CT 1.3 Malnutrition Flashcards
examples of carbs
Polysaccharides – glycogen, starch, cellulose
Disaccharides – sucrose, lactose, maltose
Monosaccharides – glucose, fructose, galactose, deoxyribose, ribose
functions of proteins
Structural i.e. Collagen in bone
Regulatory i.e. Hormones like insulin
Contractile i.e. Myosin and actin in muscle cells
Immunological i.e. Antibodies
Transport i.e.

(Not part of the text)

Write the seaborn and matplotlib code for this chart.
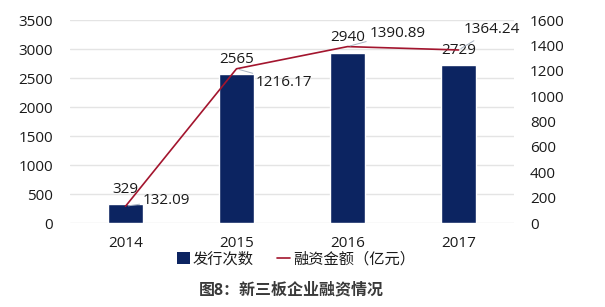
import matplotlib
matplotlib.use("Agg")
import matplotlib.pyplot as plt
import seaborn as sns
import pandas as pd
from matplotlib.patches import Patch
from matplotlib.lines import Line2D

years = ["2014", "2015", "2016", "2017"]
issues = [329, 2565, 2940, 2729]
amount = [132.09, 1216.17, 1390.89, 1364.24]
left_ticks = [0, 500, 1000, 1500, 2000, 2500, 3000, 3500]
right_ticks = [0, 200, 400, 600, 800, 1000, 1200, 1400, 1600]
legend_labels = ["发行次数", "融资金额（亿元）"]
title = "图8：新三板企业融资情况"

sns.set_theme(style="white")
plt.rcParams["font.family"] = ["Open Sans", "Noto Sans CJK SC", "DejaVu Sans"]

bar_color = "#0c2461"
line_color = "#a3152e"
text_color = "#1a1a1a"
fs = 11

df = pd.DataFrame({"year": years, "issues": issues, "amount": amount})

fig = plt.figure(figsize=(6.05, 3.07), dpi=100)
ax = fig.add_axes([0.1157, 0.2736, 0.734, 0.661])
sns.barplot(data=df, x="year", y="issues", ax=ax, color=bar_color,
            width=0.32, saturation=1)
ax2 = ax.twinx()
sns.lineplot(data=df, x="year", y="amount", ax=ax2, color=line_color,
             linewidth=1.2, sort=False)

ax.set_xlim(-0.5, 3.5)
ax.set_ylim(0, 3500)
ax2.set_ylim(0, 1600)
ax.set_yticks(left_ticks)
ax2.set_yticks(right_ticks)
ax.yaxis.grid(True, color="#e4e4e4", linewidth=1)
ax.set_axisbelow(True)
ax2.grid(False)
for a in (ax, ax2):
    for s in a.spines.values():
        s.set_visible(False)
    a.tick_params(length=0, labelsize=fs, labelcolor=text_color)
    a.set_xlabel("")
    a.set_ylabel("")
ax.tick_params(axis="x", pad=9)
ax.tick_params(axis="y", pad=12)
ax2.tick_params(axis="y", pad=11.5)

# bar labels
for i, v in enumerate(issues):
    ax.annotate(str(v), (i, v), xytext=(0, 10.5), textcoords="offset points",
                ha="center", va="center", fontsize=fs, color=text_color)

# line labels with leader lines
line_offsets = [(12.5, 4.3), (14, -9.6), (15.8, 9.7), (3.6, 14.4)]
for i, v in enumerate(amount):
    ax2.annotate(f"{v:.2f}", (i, v), xytext=line_offsets[i], textcoords="offset points",
                 ha="left", va="center", fontsize=fs, color=text_color,
                 arrowprops=dict(arrowstyle="-", color="#a9b4c2", lw=0.7,
                                 shrinkA=0, shrinkB=2))

handles = [Patch(facecolor=bar_color, edgecolor="none"),
           Line2D([0], [0], color=line_color, lw=1.2)]
fig.legend(handles, legend_labels, loc="center", bbox_to_anchor=(0.489, 0.153),
           ncol=2, frameon=False, fontsize=11, handlelength=0.85,
           handleheight=0.8, handletextpad=0.2, columnspacing=1.5,
           labelcolor=text_color)

fig.text(0.481, 0.055, title, ha="center", va="center", fontsize=11.5,
         fontweight="bold", color="#3a3a3a")

fig.savefig("out.png", dpi=100)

Haemoglobin
Catalytic i.e. enzymes
types of lipids
Triglycerides
Most plentiful lipid in your body
Provide more than twice as much energy as carbohydrates or protein
Each triglyceride consists of a glycerol molecule (backbone) with 3 fatty acids attached
Further divided into saturated (baddies), polyunsaturated and monounsaturated
Essential fatty acids
which the body can’t produce
Phospholipids
Consist of glycerol backbone but with 2 fatty acid chains and also a phosphate group (this makes it amphipathic – (polar and non-polar portions)
Predominantly found in cell membranes because of its amphipathic properties
Steroids
Such as cholesterol, bile salts, adrenocortical hormones, sex hormones
Eicosanoids
Lipids derived from the fatty acids called arachidonic acid
2 principle subclasses are prostaglandins and leukotrienes
Involved in inflammatory reactions, gastric protection, airway calibre, clotting
Lipoproteins
Carry triglycerides and cholesterol around the body
minerals present in the body in quantities greater than 5g
Calcium, phosphorus, potassium, sulphur, sodium, chloride, magnesium, iron and iodide
vitamins
Vitamins are divided into 2 groups:
Water soluble vitamins include:
Vitamin B1, B2, B6, B12, C, Folate and Niacin
Absorbed along with water in the GI tract
Fat soluble vitamins include:
Vitamin A, D, E, K
Absorbed with other dietary lipids in small intestine – dependent on bile salts
Vitamins C, E and Beta-carotene act as antioxidants – they inactivate oxygen free radicals which would otherwise damage DNA, cell membranes and structures within a cell
*most vitamins act as coenzymes in metabolic reactions
what is BEE
basal energy expenditure
At rest energy is still required for metabolism
examples of nutritional assessments
BMI - body mass index (weight (kg)/height (m2))
Mid - arm circumference = muscle mass
Skin - fold thickness = body fat
how to identify at risk groups of malnutrition
BMI less than 18.5 kg/m2
Unintentional weight loss greater than 10% within last 3-6 months
BMI less than 20 kg/m2 + unintentional weight loss greater than 5% in last 3-6 months
types of enteral feeding
oral
tube
indications for enteral feeding
Cannot eat sufficient food
Unconsciousness (tube feed)
Dysphagia (tube feed)
Loss of nutrients from fistulas/stomas
Major illness/postoperatively
why is enteral feeding preferred over parenteral
lack of enteral feeding atrophies the intestinal epithelium + may increase bacterial translocation + therefore the risk of sepsis
complications of tube feeding
insertion of tube into lungs, aspiration, nasal erosion, refeeding syndrome
when is a nasojejunal tube used
gastroparesis
pancreatitis
routes for parenteral feeding
Short term feeding (< 14 days) a peripheral cannula can be used if no need for CV access – thrombophlebitis common problem + often limits use
PICC line (peripherally inserted central catheter via basilic vein
Central venous catheters:
Tunnelled subclavian line for use >30 days or Non-tunnelled CVL for use < 30 days
what happens in refeeding syndrome
Results from a reduced carbohydrate intake secondary to starvation producing low insulin levels.
Once feeding restarted increased insulin secretion occurs, which increases cellular uptake of PO4.
Phosphate levels fall resulting in rhabdomyolosis, leucocyte dysfunction, respiratory/cardiac failure, muscle weakness, seizures, coma.